= Lychpit =

Village in Hampshire, England

Lychpit is a modern housing development adjacent to Old Basing near Basingstoke, Hampshire. The modern development started in the early 1980s but the area has an ancient past associated with that of Old Basing.

==Name==
The name derives from a wooded dell that still exists at the western end of Little Basing. Lych or Lich being the Old English name for a corpse, it is assumed that the pit was therefore some kind of mass burial ground, local tradition associating it with the Danish victory over Alfred's Saxons at the Battle of Basing in 871. Another possibility is that it was used to bury casualties of the Battle of Basing House, where Oliver Cromwell's troops laid siege to and eventually sacked this large private house. Several of the local roads bear the names of Cromwell's officers e.g. Norton Ride and Gage Close.

==History==
Immediately before the first modern houses were built Hampshire County Council which had bought much of the land, commissioned an archaeological survey. The soil was stripped revealing the underlying chalk and with the help of RAF helicopters from nearby RAF Odiham they were able to spot and photograph the staining caused by timber building post holes dating from the Bronze Age. Armed with this invaluable knowledge of where to look the survey revealed several ancient timber building sites, artifacts, and a few skeletons of similar vintage.
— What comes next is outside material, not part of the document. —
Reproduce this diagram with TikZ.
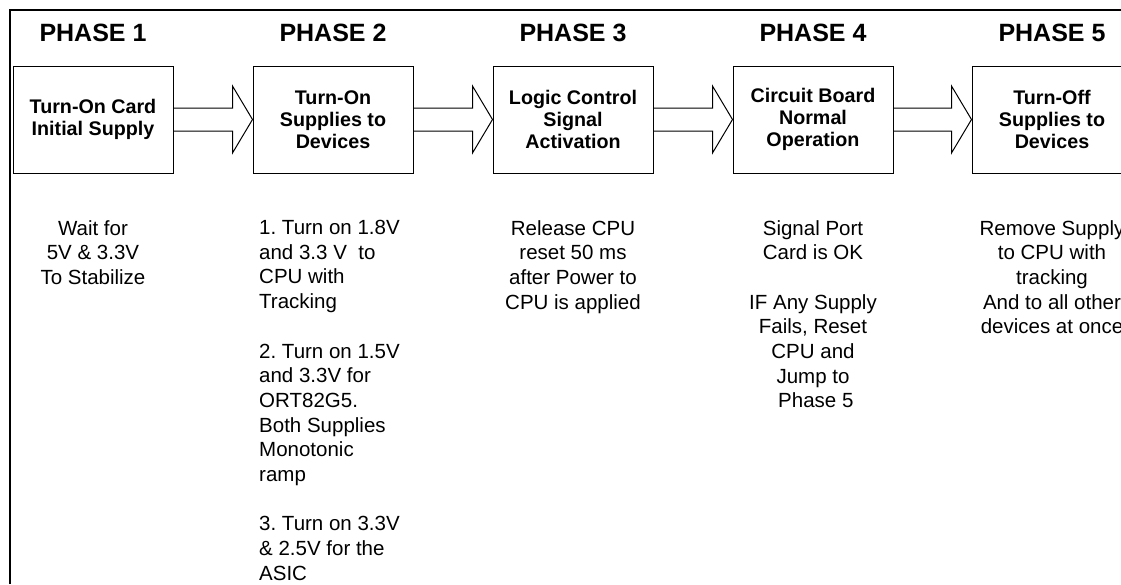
\documentclass[tikz,border=0pt]{standalone}
\usepackage{fontspec}
\setmainfont{Liberation Sans}
\usetikzlibrary{calc}
\frenchspacing
\tikzstyle{bigarrow} = [line width=1pt,line join=miter]
\tikzstyle{frame} = [line width=2pt]

\begin{document}
\begin{tikzpicture}
        [
            x=1pt,y=-1pt,
            box/.style={rectangle,draw=black,line width=1pt, minimum width=160pt, minimum height=107pt, align=center, font=\bfseries\fontsize{19.7}{22}\selectfont},
            phase/.style={font=\bfseries\fontsize{25}{30}\selectfont},
            note/.style={anchor=north, align=center, inner sep=0pt, font=\fontsize{20.5}{24.7}\selectfont},
        ]
    \useasboundingbox (0,0) rectangle (1121,584);
    \clip (0,0) rectangle (1121,584);

    % outer frame, only top and left visible
    \draw[frame] (10,584) -- (10,10) -- (1121,10);

    \foreach \n/\x in {1/93,2/333,3/573,4/813,5/1052}
        \node[phase] (ph\n) at (\x,33) {PHASE \n};

    \node[box] (b1) at (93,119.5) {Turn-On Card\\Initial Supply};
    \node[box] (b2) at (333,119.5) {Turn-On\\Supplies to\\Devices};
    \node[box] (b3) at (573,119.5) {Logic Control\\Signal\\Activation};
    \node[box] (b4) at (813,119.5) {Circuit Board\\Normal\\Operation};
    \node[box] (b5) at (1052,119.5) {Turn-Off\\Supplies to\\Devices};

    % block arrows between the phases
    \foreach \a/\b in {b1/b2,b2/b3,b3/b4,b4/b5}
        \draw[bigarrow] ($(\a.east)+(0,-11.5)$) -- ($(\b.west)+(-20,-11.5)$) -- ++(0,-22)
            -- (\b.west) -- ($(\b.west)+(-20,33.5)$) -- ++(0,-22) -- ($(\a.east)+(0,11.5)$);

    \node[note] (n1) at (93,220) {Wait for\\5V \& 3.3V\\To Stabilize};
    \node[note,anchor=north west,align=left] (n2) at (259,220)
        {1. Turn on 1.8V\\and 3.3 V~ to\\CPU with\\Tracking\\[24.7pt]2. Turn on 1.5V\\and 3.3V for\\ORT82G5.\\Both Supplies\\Monotonic\\ramp\\[24.7pt]3. Turn on 3.3V\\\& 2.5V for the\\ASIC};
    \node[note] (n3) at (573,220) {Release CPU\\reset 50 ms\\after Power to\\CPU is applied};
    \node[note] (n4) at (813,220) {Signal Port\\Card is OK\\[24.7pt]IF Any Supply\\Fails, Reset\\CPU and\\Jump to\\~Phase 5};
    \node[note] (n5) at (1052,220) {Remove Supply\\to CPU with\\tracking\\And to all other\\devices at once};
\end{tikzpicture}
\end{document}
There are also visible remains of a Park Pale near Pyotts Hill, which surrounded a hunting park in the area during the Middle Ages. Park Pale is also said to be the line of part of a Roman road connecting the fort at Silchester with Chichester, another important Roman garrison on the South Coast.

==Amenities==
Next to Lychpit is a public house and restaurant making use of an old water mill on the River Loddon, a tributary of the River Thames. The river is well-stocked with trout and visitors to the pub can sometimes see kingfishers that hunt along the river banks, despite the roar of frequent trains overhead on the London line.

==Buildings==
Daneshill, which comprises rising and still wooded ground overlooking Lychpit has a reasonable example of Lutyens architecture in Daneshill House, formerly home to the Hoare family.